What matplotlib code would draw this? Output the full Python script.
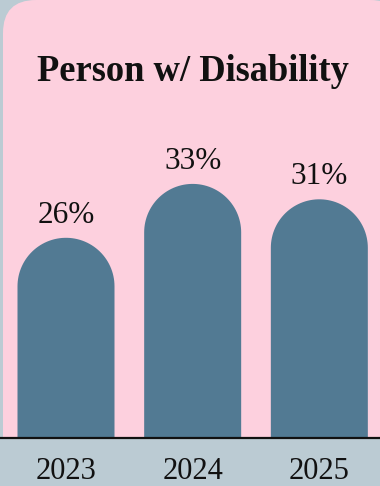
import matplotlib
matplotlib.use("Agg")
import numpy as np
import matplotlib.pyplot as plt
from matplotlib.patches import FancyBboxPatch, PathPatch
from matplotlib.path import Path

years = ["2023", "2024", "2025"]
values = [26, 33, 31]
title = "Person w/ Disability"

BG = "#bbcbd3"
PINK = "#fdd0de"
BAR = "#527a93"
FONT = ["Liberation Serif", "DejaVu Serif"]

W, H, DPI = 380, 486, 100
fig = plt.figure(figsize=(W / DPI, H / DPI), dpi=DPI, facecolor=BG)

base_px = 48  # baseline height from bottom in pixels
ax = fig.add_axes([0, base_px / H, 1, 1 - base_px / H])
ax.set_facecolor("none")
px_per_unit_y = 7.7
px_per_unit_x = 126.67
ax.set_ylim(0, (H - base_px) / px_per_unit_y)
x0 = -66 / px_per_unit_x
ax.set_xlim(x0, x0 + W / px_per_unit_x)
for s in ax.spines.values():
    s.set_visible(False)
ax.set_xticks([])
ax.set_yticks([])

# pink rounded panel (display coords)
panel = FancyBboxPatch((3, -40), 400, H + 40,
                       boxstyle="round,pad=0,rounding_size=33",
                       facecolor=PINK, edgecolor="none",
                       transform=None, zorder=0)
ax.add_patch(panel)
panel.set_clip_box(ax.bbox)

bw = 97 / px_per_unit_x
rx = bw / 2
ry = rx * px_per_unit_x / px_per_unit_y
xs = list(range(len(years)))
theta = np.linspace(np.pi, 0, 60)
for x, v in zip(xs, values):
    cy = v - ry
    verts = [(x - rx, 0)]
    verts += [(x + rx * np.cos(t), cy + ry * np.sin(t)) for t in theta]
    verts += [(x + rx, 0), (x - rx, 0)]
    codes = [Path.MOVETO] + [Path.LINETO] * (len(verts) - 2) + [Path.CLOSEPOLY]
    ax.add_patch(PathPatch(Path(verts, codes), facecolor=BAR,
                           edgecolor="none", zorder=2))
    ax.annotate(f"{v}%", (x, v), xytext=(0, 15), textcoords="offset pixels",
                ha="center", va="baseline", fontsize=22.5, family=FONT,
                color="#111111", zorder=3)

ax.axhline(0, color="#111111", lw=1.6, zorder=4, clip_on=False)

for x, y in zip(xs, years):
    ax.annotate(y, (x, 0), xytext=(0, -41), textcoords="offset pixels",
                ha="center", va="baseline", fontsize=22, family=FONT,
                color="#111111", annotation_clip=False)

fig.text(193 / W, 1 - 81 / H, title, ha="center", va="baseline",
         fontsize=26.3, fontweight="bold", family=FONT, color="#111111")

fig.savefig("out.png", dpi=DPI, facecolor=BG)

______________________________

Please reproduce the listing exactly from its opening line through the line that contains "ax.set_yticks([])", both included, with all pictures omitted.

Answer to this problem:
What matplotlib code would draw this? Output the full Python script.
import matplotlib
matplotlib.use("Agg")
import numpy as np
import matplotlib.pyplot as plt
from matplotlib.patches import FancyBboxPatch, PathPatch
from matplotlib.path import Path

years = ["2023", "2024", "2025"]
values = [26, 33, 31]
title = "Person w/ Disability"

BG = "#bbcbd3"
PINK = "#fdd0de"
BAR = "#527a93"
FONT = ["Liberation Serif", "DejaVu Serif"]

W, H, DPI = 380, 486, 100
fig = plt.figure(figsize=(W / DPI, H / DPI), dpi=DPI, facecolor=BG)

base_px = 48  # baseline height from bottom in pixels
ax = fig.add_axes([0, base_px / H, 1, 1 - base_px / H])
ax.set_facecolor("none")
px_per_unit_y = 7.7
px_per_unit_x = 126.67
ax.set_ylim(0, (H - base_px) / px_per_unit_y)
x0 = -66 / px_per_unit_x
ax.set_xlim(x0, x0 + W / px_per_unit_x)
for s in ax.spines.values():
    s.set_visible(False)
ax.set_xticks([])
ax.set_yticks([])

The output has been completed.